Castro’s Secrets: The CIA And Cuba’s Intelligence Machine
- Brian Latell
- Palgrave Macmillan
- 288 pp.
- May 21, 2012
A consideration of alternative theories on the assassination of John F. Kennedy, including thoughts on what Castro and Cuban intelligence knew prior to November 22, 1963.
Reviewed by Ronald Goldfarb
The assassination of John F. Kennedy by Lee Harvey Oswald in November 1963, a grim anniversary we will commemorate next year, was certainly the crime of the last century. An extensive body of literature chronicled, critiqued and analyzed that event, following the official Warren Commission Report that President Lyndon Baines Johnson ordered to document what happened. That report was flawed for reasons the Commission itself could not know.
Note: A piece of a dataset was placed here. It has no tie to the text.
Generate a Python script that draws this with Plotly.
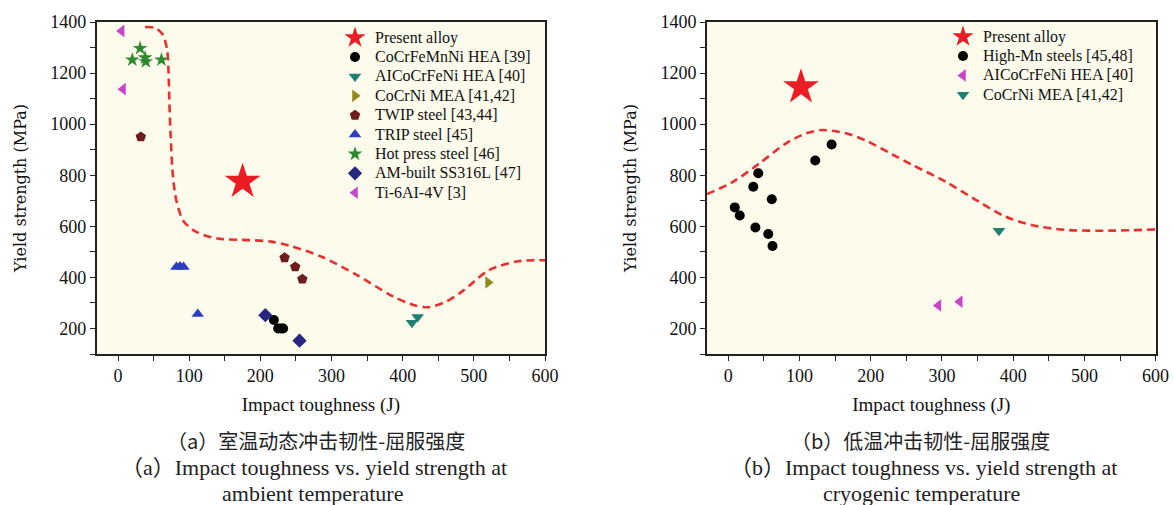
import plotly.graph_objects as go

# ---------------- data: panel (a) ambient temperature ----------------
a_present_x = [175]
a_present_y = [775]
a_cocrfemnni_x = [219, 225, 229, 232]
a_cocrfemnni_y = [233, 200, 200, 200]
a_alcocrfeni_x = [413, 421]
a_alcocrfeni_y = [222, 245]
a_cocrni_x = [520]
a_cocrni_y = [380]
a_twip_x = [32, 234, 249, 259]
a_twip_y = [950, 477, 441, 393]
a_trip_x = [82, 87, 92, 112]
a_trip_y = [441, 443, 441, 257]
a_hotpress_x = [20, 31, 38, 39, 61]
a_hotpress_y = [1252, 1297, 1260, 1245, 1252]
a_am316_x = [207, 255]
a_am316_y = [252, 152]
a_ti64_x = [5, 7]
a_ti64_y = [1365, 1137]
a_curve_x = [38, 52, 63, 69, 71, 72, 74, 77, 82, 92, 110, 140, 185, 215, 240,
             286, 336, 386, 415, 436, 461, 486, 521, 562, 600]
a_curve_y = [1380, 1377, 1350, 1290, 1200, 1100, 950, 800, 700, 620, 578, 552, 546,
             540, 525, 481, 409, 326, 292, 283, 305, 350, 428, 463, 467]

# ---------------- data: panel (b) cryogenic temperature ----------------
b_present_x = [102]
b_present_y = [1145]
b_highmn_x = [9, 16, 35, 42, 38, 61, 56, 62, 122, 145]
b_highmn_y = [674, 642, 755, 808, 595, 706, 570, 523, 858, 920]
b_alcocrfeni_x = [295, 325]
b_alcocrfeni_y = [290, 305]
b_cocrni_x = [380]
b_cocrni_y = [583]
b_curve_x = [-30, 7, 44, 81, 109, 132, 165, 193, 230, 258, 305, 352, 389, 426, 473, 538, 600]
b_curve_y = [726, 775, 847, 925, 964, 977, 964, 936, 882, 841, 775, 696, 638, 605, 586, 583, 588]

x_ticks = [0, 100, 200, 300, 400, 500, 600]
y_ticks = [200, 400, 600, 800, 1000, 1200, 1400]

SERIF = "Liberation Serif, Times New Roman, serif"
RED = "#ec1c24"

fig = go.Figure()

def label(n):
    return "<span style='font-size:16px'>" + n + "</span>"

def pts(x, y, name, symbol, color, size, xa, ya, legend):
    fig.add_trace(go.Scatter(
        x=x, y=y, mode="markers", name=label(name),
        marker=dict(symbol=symbol, color=color, size=size, line=dict(width=0)),
        xaxis=xa, yaxis=ya, legend=legend))

CURVE = dict(color="#e8302e", width=2.6, dash="8px,5px", shape="spline", smoothing=0.8)

# panel a
fig.add_trace(go.Scatter(x=a_curve_x, y=a_curve_y, mode="lines", showlegend=False,
                         line=CURVE, xaxis="x", yaxis="y", hoverinfo="skip"))
pts(a_present_x, a_present_y, "Present alloy", "star", RED, 27, "x", "y", "legend")
pts(a_cocrfemnni_x, a_cocrfemnni_y, "CoCrFeMnNi HEA [39]", "circle", "#000000", 10, "x", "y", "legend")
pts(a_alcocrfeni_x, a_alcocrfeni_y, "AICoCrFeNi HEA [40]", "triangle-down", "#1f7f72", 11, "x", "y", "legend")
pts(a_cocrni_x, a_cocrni_y, "CoCrNi MEA [41,42]", "triangle-right", "#8f8a1f", 11, "x", "y", "legend")
pts(a_twip_x, a_twip_y, "TWIP steel [43,44]", "pentagon", "#6e1c1c", 11, "x", "y", "legend")
pts(a_trip_x, a_trip_y, "TRIP steel [45]", "triangle-up", "#2b3fc0", 11, "x", "y", "legend")
pts(a_hotpress_x, a_hotpress_y, "Hot press steel [46]", "star", "#2e8a2e", 11, "x", "y", "legend")
pts(a_am316_x, a_am316_y, "AM-built SS316L [47]", "diamond", "#26287e", 11, "x", "y", "legend")
pts(a_ti64_x, a_ti64_y, "Ti-6AI-4V [3]", "triangle-left", "#c845c8", 11, "x", "y", "legend")

# panel b
fig.add_trace(go.Scatter(x=b_curve_x, y=b_curve_y, mode="lines", showlegend=False,
                         line=CURVE, xaxis="x2", yaxis="y2", hoverinfo="skip"))
pts(b_present_x, b_present_y, "Present alloy", "star", RED, 27, "x2", "y2", "legend2")
pts(b_highmn_x, b_highmn_y, "High-Mn steels [45,48]", "circle", "#000000", 10, "x2", "y2", "legend2")
pts(b_alcocrfeni_x, b_alcocrfeni_y, "AICoCrFeNi HEA [40]", "triangle-left", "#c845c8", 11, "x2", "y2", "legend2")
pts(b_cocrni_x, b_cocrni_y, "CoCrNi MEA [41,42]", "triangle-down", "#1f7f72", 11, "x2", "y2", "legend2")

W, H = 1174, 505
def px_x(p): return p / W
def px_y(p): return 1 - p / H

axis_common = dict(showline=True, linecolor="#222222", linewidth=1.6, mirror=True,
                   ticks="outside", ticklen=5, tickwidth=1.3, tickcolor="#222222",
                   showgrid=False, zeroline=False, automargin=False,
                   tickfont=dict(family=SERIF, size=18, color="#111111"))

xa = dict(axis_common, range=[-30, 600], tickvals=x_ticks,
          minor=dict(dtick=50, tick0=0, ticks="outside", ticklen=5, tickwidth=1.3, tickcolor="#222222"),
          title=dict(text="Impact toughness (J)", font=dict(family=SERIF, size=19, color="#111111"), standoff=12))
ya = dict(axis_common, range=[100, 1400], tickvals=y_ticks,
          minor=dict(dtick=100, tick0=0, ticks="outside", ticklen=5, tickwidth=1.3, tickcolor="#222222"),
          title=dict(text="Yield strength (MPa)", font=dict(family="DejaVu Serif, serif", size=16, color="#111111"), standoff=20))

LEG = dict(xanchor="left", yanchor="top", bgcolor="rgba(0,0,0,0)",
           font=dict(family=SERIF, size=12.6, color="#111111"),
           tracegroupgap=0, itemsizing="trace")

fig.update_layout(
    width=W, height=H,
    margin=dict(l=0, r=0, t=0, b=0),
    paper_bgcolor="#ffffff",
    plot_bgcolor="#fdfcec",
    showlegend=True,
    xaxis=dict(xa, domain=[px_x(96.7), px_x(545)], anchor="y"),
    yaxis=dict(ya, domain=[px_y(354), px_y(22)], anchor="x"),
    xaxis2=dict(xa, domain=[px_x(707), px_x(1155.6)], anchor="y2"),
    yaxis2=dict(ya, domain=[px_y(354), px_y(22)], anchor="x2"),
    legend=dict(LEG, x=px_x(335), y=px_y(23)),
    legend2=dict(LEG, x=px_x(943), y=px_y(22)),
)

CAP_CN = dict(family="Noto Sans CJK SC, " + SERIF, size=20, color="#222222")
CAP_EN = dict(family=SERIF + ", Noto Sans CJK SC", size=22, color="#222222")
captions = [
    (316, 440, "（a）室温动态冲击韧性-屈服强度", CAP_CN),
    (314, 467, "（a）Impact toughness vs. yield strength at", CAP_EN),
    (312, 493, "ambient temperature", CAP_EN),
    (920, 440, "（b）低温冲击韧性-屈服强度", CAP_CN),
    (924, 467, "（b）Impact toughness vs. yield strength at", CAP_EN),
    (921, 493, "cryogenic temperature", CAP_EN),
]
for cx, cy, txt, fnt in captions:
    fig.add_annotation(x=px_x(cx), y=px_y(cy), xref="paper", yref="paper",
                       text=txt, showarrow=False, xanchor="center", yanchor="middle",
                       font=fnt)

fig.write_html("out.html")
It acted quickly, as it had to, in order to assuage concerns about possible conspiracies and continuing dangers to the U.S. However flawed by the deceptions of officials in the FBI and CIA who knew facts they did not relate, and even secrets Robert F. Kennedy could not share, the Warren Commission’s basic conclusion that Lee Harvey Oswald was an erratic assassin who acted alone has withstood continuous barrages of criticism. Some of that criticism is foolish and insubstantial, some impressively persuasive. Today, the Warren Commission findings remain the accepted view of the assassination.